> [WORK TO COMPLETE]:
Check each line for the string "chart" and give only the count of lines that have it.

> [LISTING]:
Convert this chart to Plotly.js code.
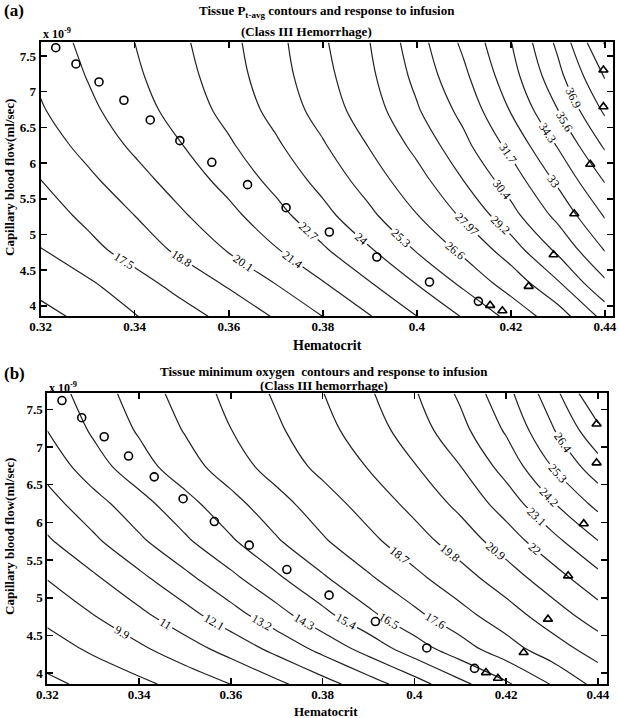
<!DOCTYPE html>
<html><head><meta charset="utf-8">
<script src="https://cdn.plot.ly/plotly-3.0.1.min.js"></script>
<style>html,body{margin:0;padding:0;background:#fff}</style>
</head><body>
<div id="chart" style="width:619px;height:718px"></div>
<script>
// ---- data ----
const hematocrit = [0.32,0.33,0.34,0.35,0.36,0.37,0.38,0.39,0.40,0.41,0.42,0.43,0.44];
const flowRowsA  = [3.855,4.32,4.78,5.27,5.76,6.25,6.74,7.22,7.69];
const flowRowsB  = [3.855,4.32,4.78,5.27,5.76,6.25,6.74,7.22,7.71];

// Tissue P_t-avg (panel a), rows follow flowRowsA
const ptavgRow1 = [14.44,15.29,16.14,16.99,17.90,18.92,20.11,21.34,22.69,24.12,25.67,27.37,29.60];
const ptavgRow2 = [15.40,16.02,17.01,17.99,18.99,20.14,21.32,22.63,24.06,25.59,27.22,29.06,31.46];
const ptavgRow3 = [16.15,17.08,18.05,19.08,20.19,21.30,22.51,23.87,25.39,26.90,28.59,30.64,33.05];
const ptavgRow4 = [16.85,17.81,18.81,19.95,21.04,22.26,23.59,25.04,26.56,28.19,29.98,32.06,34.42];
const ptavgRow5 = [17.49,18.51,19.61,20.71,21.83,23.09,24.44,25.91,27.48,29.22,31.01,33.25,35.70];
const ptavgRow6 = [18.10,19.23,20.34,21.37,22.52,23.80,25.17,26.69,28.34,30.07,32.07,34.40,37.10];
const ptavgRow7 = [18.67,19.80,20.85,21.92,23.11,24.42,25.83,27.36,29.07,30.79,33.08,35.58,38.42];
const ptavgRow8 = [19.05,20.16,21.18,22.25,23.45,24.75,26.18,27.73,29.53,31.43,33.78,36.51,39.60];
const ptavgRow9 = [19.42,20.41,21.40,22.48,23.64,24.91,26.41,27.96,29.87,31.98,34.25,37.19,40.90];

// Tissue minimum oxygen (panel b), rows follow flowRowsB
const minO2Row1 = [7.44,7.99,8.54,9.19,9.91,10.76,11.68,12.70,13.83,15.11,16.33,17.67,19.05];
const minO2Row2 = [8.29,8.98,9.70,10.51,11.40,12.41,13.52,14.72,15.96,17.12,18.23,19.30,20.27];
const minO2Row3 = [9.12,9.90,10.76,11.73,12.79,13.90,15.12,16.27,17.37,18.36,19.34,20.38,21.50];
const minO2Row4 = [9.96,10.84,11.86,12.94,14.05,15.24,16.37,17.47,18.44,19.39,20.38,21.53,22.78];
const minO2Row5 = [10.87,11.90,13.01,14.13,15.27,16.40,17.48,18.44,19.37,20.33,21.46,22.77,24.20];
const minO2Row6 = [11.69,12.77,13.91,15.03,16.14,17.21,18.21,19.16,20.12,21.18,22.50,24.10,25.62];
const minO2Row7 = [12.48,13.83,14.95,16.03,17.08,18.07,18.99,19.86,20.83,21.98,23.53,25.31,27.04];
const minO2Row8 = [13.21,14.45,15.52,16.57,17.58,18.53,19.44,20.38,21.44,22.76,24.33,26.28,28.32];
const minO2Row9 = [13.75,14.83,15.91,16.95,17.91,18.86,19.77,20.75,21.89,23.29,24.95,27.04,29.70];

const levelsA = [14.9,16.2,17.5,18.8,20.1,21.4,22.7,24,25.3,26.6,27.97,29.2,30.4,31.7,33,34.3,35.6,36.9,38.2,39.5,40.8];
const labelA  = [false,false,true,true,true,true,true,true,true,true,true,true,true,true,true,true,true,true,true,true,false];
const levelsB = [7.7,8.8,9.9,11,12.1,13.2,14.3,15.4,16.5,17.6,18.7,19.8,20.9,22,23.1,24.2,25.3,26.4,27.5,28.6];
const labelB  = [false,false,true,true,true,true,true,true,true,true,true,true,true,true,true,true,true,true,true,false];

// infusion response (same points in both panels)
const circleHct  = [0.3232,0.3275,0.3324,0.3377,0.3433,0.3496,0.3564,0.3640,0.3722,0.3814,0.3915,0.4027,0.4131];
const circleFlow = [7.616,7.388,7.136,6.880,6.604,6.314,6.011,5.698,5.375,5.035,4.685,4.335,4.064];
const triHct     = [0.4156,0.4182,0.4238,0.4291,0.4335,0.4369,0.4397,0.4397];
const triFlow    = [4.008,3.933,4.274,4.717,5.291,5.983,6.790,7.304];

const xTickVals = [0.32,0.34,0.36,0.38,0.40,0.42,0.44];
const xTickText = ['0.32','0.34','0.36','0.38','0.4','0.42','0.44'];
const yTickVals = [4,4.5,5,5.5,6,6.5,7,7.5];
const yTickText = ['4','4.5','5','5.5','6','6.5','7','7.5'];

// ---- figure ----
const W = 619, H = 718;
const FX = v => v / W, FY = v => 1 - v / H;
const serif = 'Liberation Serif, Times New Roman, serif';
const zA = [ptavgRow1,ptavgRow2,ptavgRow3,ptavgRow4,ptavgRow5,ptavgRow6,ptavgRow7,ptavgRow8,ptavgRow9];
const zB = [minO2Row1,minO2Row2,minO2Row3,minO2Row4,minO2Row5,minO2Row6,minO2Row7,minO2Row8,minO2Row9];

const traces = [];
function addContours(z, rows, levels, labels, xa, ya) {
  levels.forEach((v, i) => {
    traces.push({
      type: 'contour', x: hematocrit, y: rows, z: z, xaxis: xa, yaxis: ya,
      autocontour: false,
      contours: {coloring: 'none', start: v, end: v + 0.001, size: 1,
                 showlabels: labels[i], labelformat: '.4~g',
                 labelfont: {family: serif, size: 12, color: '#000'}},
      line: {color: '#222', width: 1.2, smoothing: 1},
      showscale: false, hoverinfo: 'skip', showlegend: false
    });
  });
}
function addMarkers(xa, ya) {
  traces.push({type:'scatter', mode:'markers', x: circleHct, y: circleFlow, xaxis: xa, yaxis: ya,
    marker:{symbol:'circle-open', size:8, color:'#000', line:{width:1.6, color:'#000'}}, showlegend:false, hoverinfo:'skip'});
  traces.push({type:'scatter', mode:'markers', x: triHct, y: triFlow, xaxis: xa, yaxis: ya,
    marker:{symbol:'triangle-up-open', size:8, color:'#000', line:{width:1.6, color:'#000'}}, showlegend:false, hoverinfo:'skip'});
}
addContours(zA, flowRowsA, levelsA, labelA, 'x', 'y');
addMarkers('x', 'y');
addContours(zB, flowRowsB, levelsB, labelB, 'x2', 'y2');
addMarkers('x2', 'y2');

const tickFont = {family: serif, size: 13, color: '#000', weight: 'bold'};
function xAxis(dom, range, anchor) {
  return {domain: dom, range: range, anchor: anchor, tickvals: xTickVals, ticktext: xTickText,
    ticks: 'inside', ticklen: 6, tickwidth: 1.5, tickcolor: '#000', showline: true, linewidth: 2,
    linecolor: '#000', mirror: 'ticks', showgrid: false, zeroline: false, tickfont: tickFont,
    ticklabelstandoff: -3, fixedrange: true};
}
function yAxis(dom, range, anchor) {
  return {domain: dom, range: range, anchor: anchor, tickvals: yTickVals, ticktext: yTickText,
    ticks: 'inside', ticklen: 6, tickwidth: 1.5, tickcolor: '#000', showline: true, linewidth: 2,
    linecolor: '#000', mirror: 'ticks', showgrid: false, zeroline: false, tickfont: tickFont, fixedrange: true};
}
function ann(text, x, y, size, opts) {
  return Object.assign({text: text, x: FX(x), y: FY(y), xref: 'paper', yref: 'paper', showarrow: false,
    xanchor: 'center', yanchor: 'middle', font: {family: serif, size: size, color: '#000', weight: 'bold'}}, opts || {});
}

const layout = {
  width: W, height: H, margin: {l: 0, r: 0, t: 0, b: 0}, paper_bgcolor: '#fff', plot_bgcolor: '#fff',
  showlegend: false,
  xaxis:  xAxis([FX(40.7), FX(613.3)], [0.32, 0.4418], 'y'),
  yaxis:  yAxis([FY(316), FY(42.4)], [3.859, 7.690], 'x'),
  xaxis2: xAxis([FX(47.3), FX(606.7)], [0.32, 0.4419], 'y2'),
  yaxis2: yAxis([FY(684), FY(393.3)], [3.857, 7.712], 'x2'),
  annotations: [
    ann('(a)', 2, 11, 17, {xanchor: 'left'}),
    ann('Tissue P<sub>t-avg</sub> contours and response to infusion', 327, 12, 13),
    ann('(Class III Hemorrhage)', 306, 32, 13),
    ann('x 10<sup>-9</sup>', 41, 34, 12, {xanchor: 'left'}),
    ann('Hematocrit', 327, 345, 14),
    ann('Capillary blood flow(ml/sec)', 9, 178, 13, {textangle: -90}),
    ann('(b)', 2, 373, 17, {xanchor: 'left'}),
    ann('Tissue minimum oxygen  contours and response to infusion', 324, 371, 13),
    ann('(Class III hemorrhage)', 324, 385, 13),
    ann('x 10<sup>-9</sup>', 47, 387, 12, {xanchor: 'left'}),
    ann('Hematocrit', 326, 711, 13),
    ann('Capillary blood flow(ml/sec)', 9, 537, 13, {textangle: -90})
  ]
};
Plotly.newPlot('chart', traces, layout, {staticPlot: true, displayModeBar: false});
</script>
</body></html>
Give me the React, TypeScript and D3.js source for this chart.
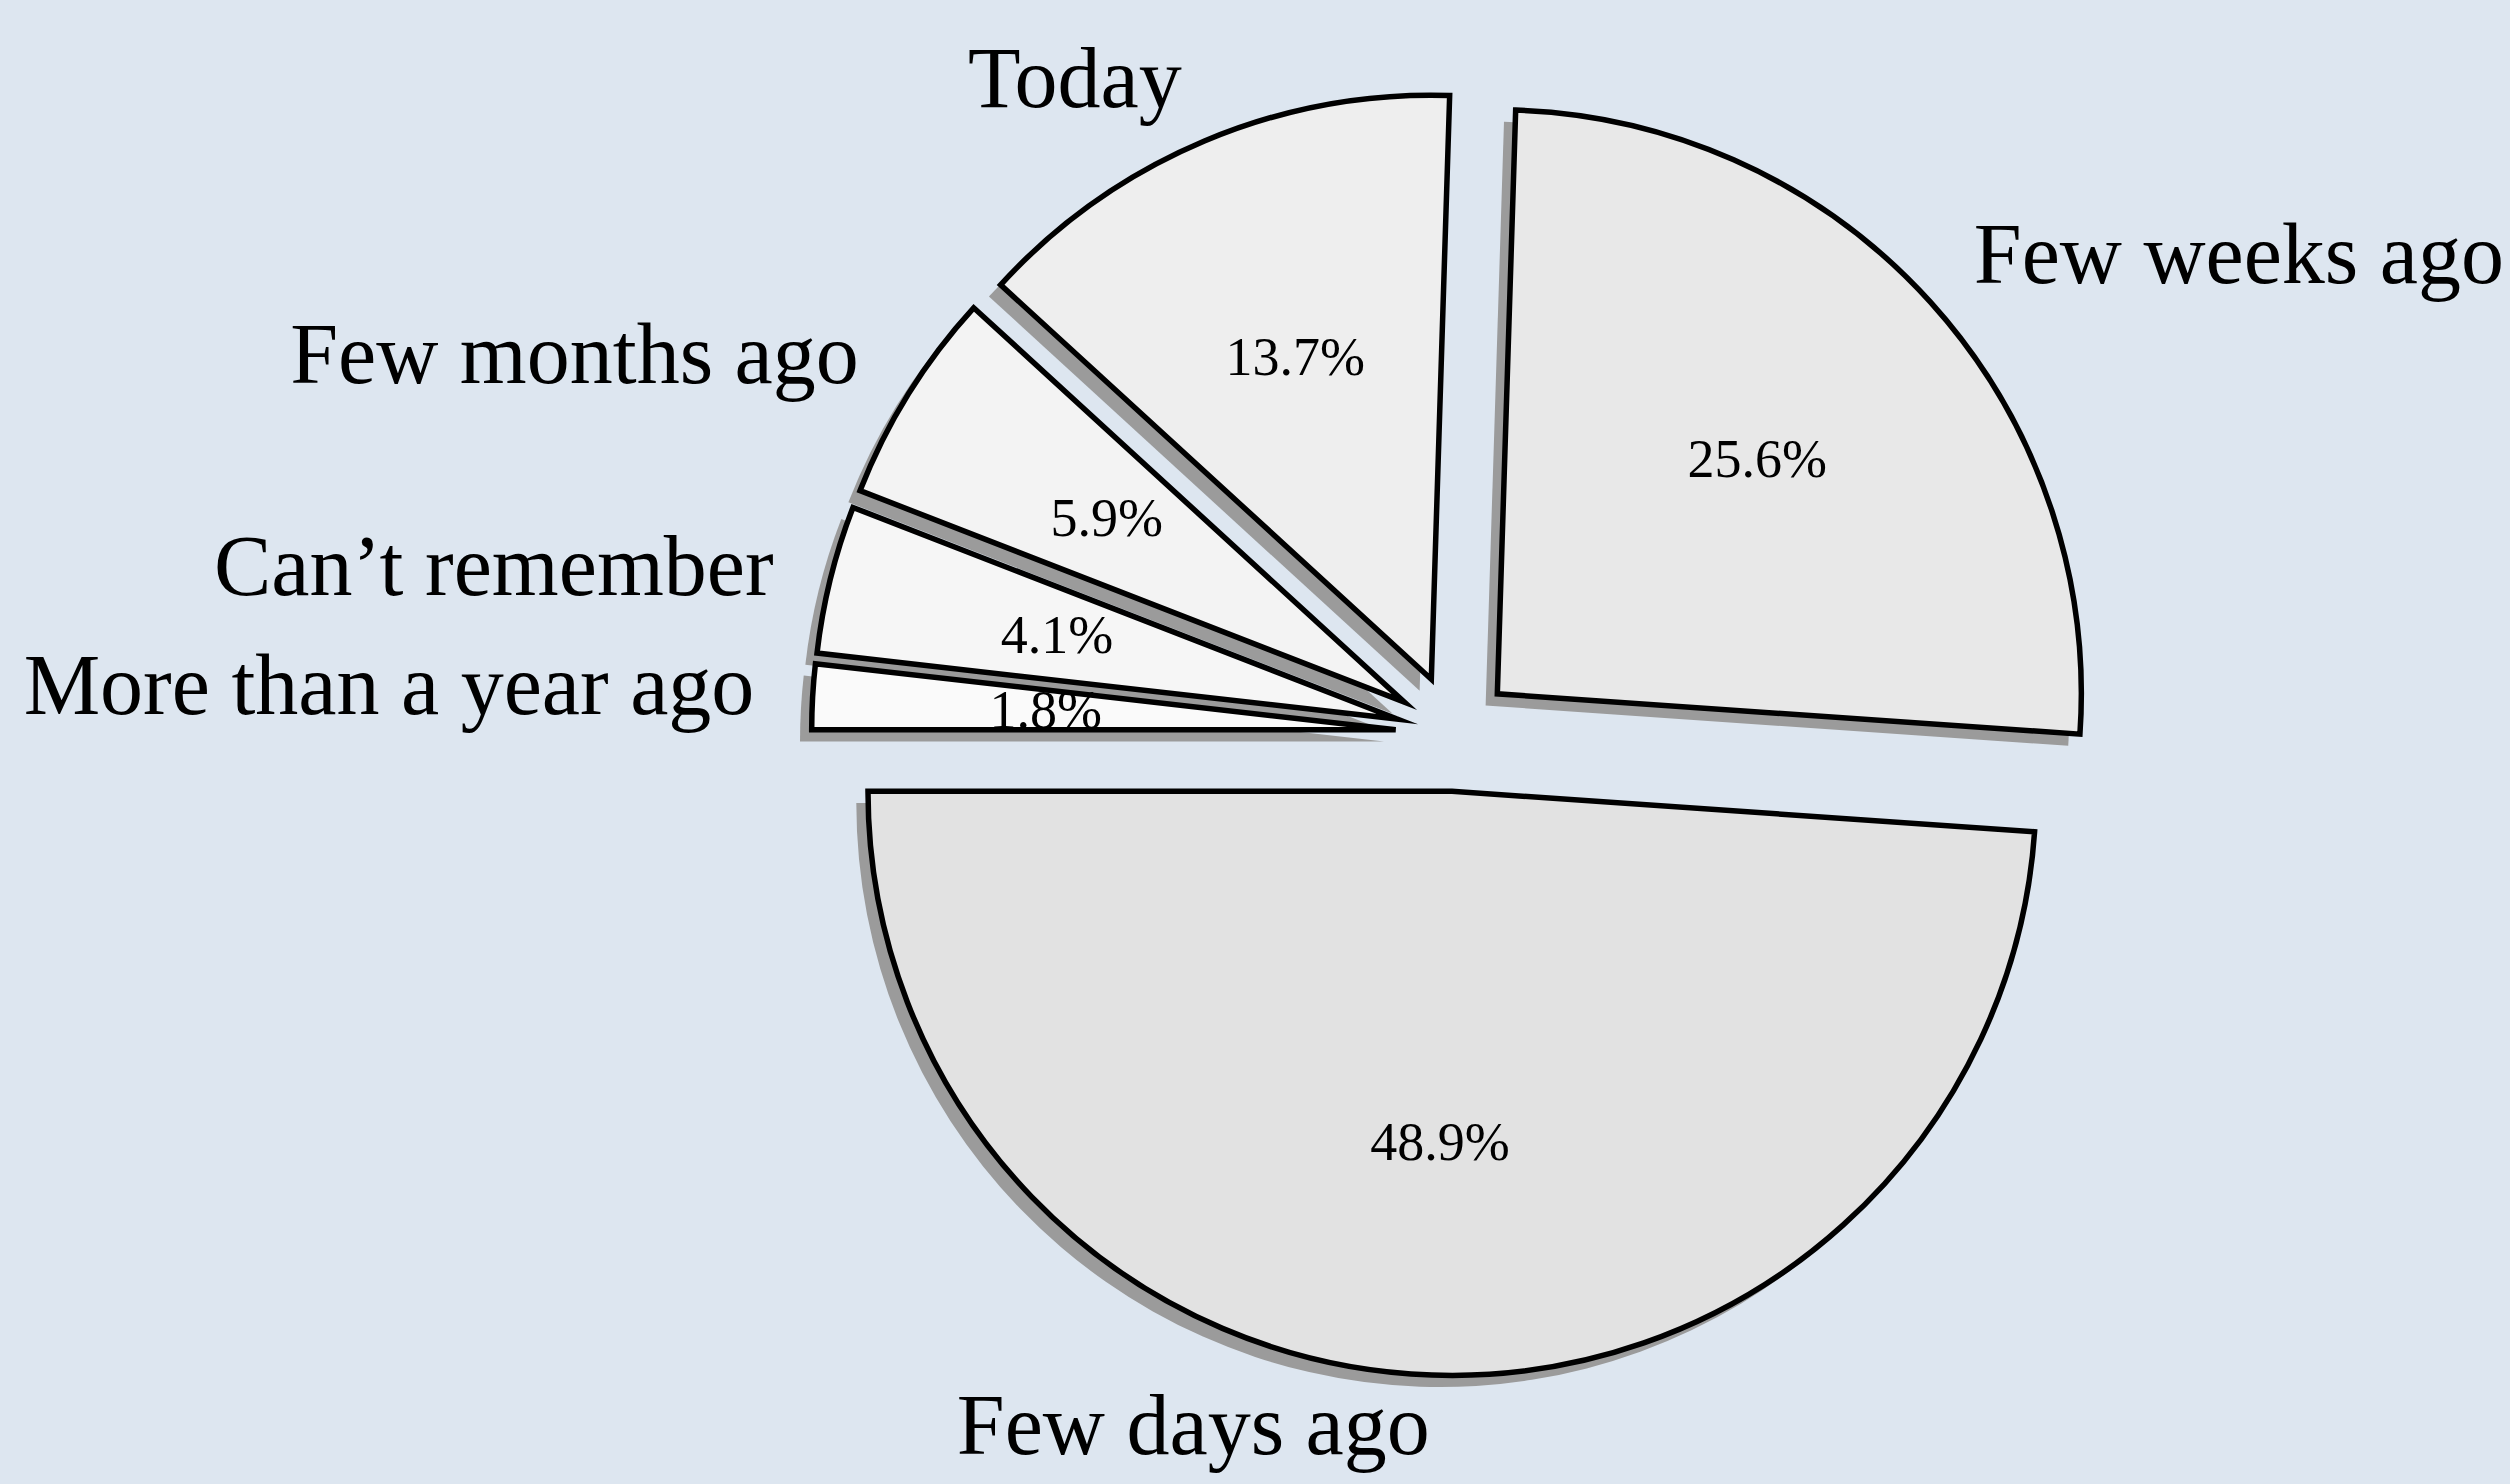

> [FULL ANSWER]:
4